Skip all pictures, then copy the lines from the start of the data through the line with "(0,0) rectangle (702,448);", keeping both ends.

— START —

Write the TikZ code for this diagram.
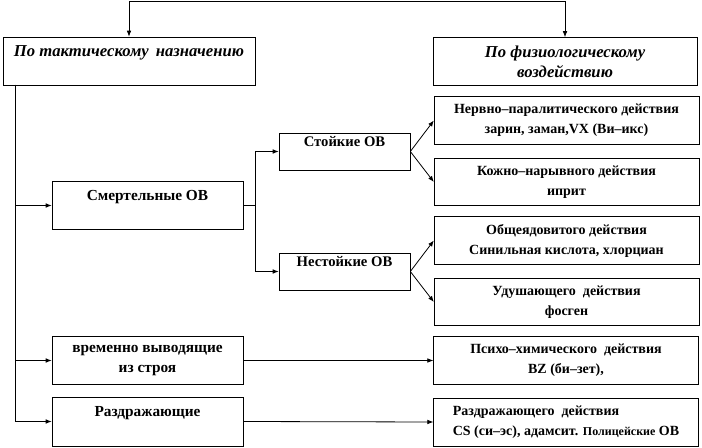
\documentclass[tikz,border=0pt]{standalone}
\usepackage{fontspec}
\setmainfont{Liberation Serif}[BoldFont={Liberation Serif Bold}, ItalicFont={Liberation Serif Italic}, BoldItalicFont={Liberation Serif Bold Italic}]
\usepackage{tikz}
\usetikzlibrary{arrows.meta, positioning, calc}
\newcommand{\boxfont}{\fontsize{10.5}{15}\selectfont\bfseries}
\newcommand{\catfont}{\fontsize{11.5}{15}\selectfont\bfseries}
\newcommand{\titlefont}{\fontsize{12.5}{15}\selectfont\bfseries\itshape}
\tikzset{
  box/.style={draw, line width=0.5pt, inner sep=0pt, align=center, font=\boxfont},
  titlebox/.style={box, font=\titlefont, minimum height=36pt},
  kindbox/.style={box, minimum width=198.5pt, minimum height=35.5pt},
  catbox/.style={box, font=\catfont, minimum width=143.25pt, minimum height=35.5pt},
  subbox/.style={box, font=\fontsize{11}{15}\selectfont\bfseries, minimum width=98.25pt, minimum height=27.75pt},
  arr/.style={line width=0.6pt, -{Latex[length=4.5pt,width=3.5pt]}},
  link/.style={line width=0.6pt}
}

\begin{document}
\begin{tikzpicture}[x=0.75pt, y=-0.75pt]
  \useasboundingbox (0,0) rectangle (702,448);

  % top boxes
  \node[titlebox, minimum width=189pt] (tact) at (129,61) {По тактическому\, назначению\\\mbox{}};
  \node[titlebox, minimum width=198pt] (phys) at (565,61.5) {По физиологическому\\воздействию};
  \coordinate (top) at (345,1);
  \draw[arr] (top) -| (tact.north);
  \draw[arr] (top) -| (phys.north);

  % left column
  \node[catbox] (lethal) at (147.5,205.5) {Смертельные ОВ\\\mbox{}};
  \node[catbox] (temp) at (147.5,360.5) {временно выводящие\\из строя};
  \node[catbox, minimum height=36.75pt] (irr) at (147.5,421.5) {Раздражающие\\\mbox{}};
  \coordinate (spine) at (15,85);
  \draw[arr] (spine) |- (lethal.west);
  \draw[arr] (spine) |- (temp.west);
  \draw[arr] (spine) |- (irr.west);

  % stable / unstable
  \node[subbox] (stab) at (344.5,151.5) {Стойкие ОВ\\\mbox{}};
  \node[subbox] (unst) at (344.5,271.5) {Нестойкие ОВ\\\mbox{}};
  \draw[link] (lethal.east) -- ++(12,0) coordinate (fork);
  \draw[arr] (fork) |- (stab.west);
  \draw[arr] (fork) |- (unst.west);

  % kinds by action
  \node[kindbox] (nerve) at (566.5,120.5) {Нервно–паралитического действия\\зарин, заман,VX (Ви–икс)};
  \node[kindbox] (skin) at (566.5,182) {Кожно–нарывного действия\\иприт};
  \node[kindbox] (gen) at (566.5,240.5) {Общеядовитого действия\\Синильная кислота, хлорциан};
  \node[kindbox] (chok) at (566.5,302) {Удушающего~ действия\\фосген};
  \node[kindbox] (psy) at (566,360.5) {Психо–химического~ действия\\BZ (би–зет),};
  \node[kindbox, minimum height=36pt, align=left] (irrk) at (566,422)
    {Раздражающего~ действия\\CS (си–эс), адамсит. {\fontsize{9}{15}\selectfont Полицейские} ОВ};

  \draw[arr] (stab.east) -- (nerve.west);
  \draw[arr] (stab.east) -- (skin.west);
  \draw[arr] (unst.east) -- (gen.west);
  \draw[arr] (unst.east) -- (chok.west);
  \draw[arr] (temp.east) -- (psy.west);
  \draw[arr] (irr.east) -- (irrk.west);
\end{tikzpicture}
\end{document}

— END —

Exercise answer:
Write the TikZ code for this diagram.
\documentclass[tikz,border=0pt]{standalone}
\usepackage{fontspec}
\setmainfont{Liberation Serif}[BoldFont={Liberation Serif Bold}, ItalicFont={Liberation Serif Italic}, BoldItalicFont={Liberation Serif Bold Italic}]
\usepackage{tikz}
\usetikzlibrary{arrows.meta, positioning, calc}
\newcommand{\boxfont}{\fontsize{10.5}{15}\selectfont\bfseries}
\newcommand{\catfont}{\fontsize{11.5}{15}\selectfont\bfseries}
\newcommand{\titlefont}{\fontsize{12.5}{15}\selectfont\bfseries\itshape}
\tikzset{
  box/.style={draw, line width=0.5pt, inner sep=0pt, align=center, font=\boxfont},
  titlebox/.style={box, font=\titlefont, minimum height=36pt},
  kindbox/.style={box, minimum width=198.5pt, minimum height=35.5pt},
  catbox/.style={box, font=\catfont, minimum width=143.25pt, minimum height=35.5pt},
  subbox/.style={box, font=\fontsize{11}{15}\selectfont\bfseries, minimum width=98.25pt, minimum height=27.75pt},
  arr/.style={line width=0.6pt, -{Latex[length=4.5pt,width=3.5pt]}},
  link/.style={line width=0.6pt}
}

\begin{document}
\begin{tikzpicture}[x=0.75pt, y=-0.75pt]
  \useasboundingbox (0,0) rectangle (702,448);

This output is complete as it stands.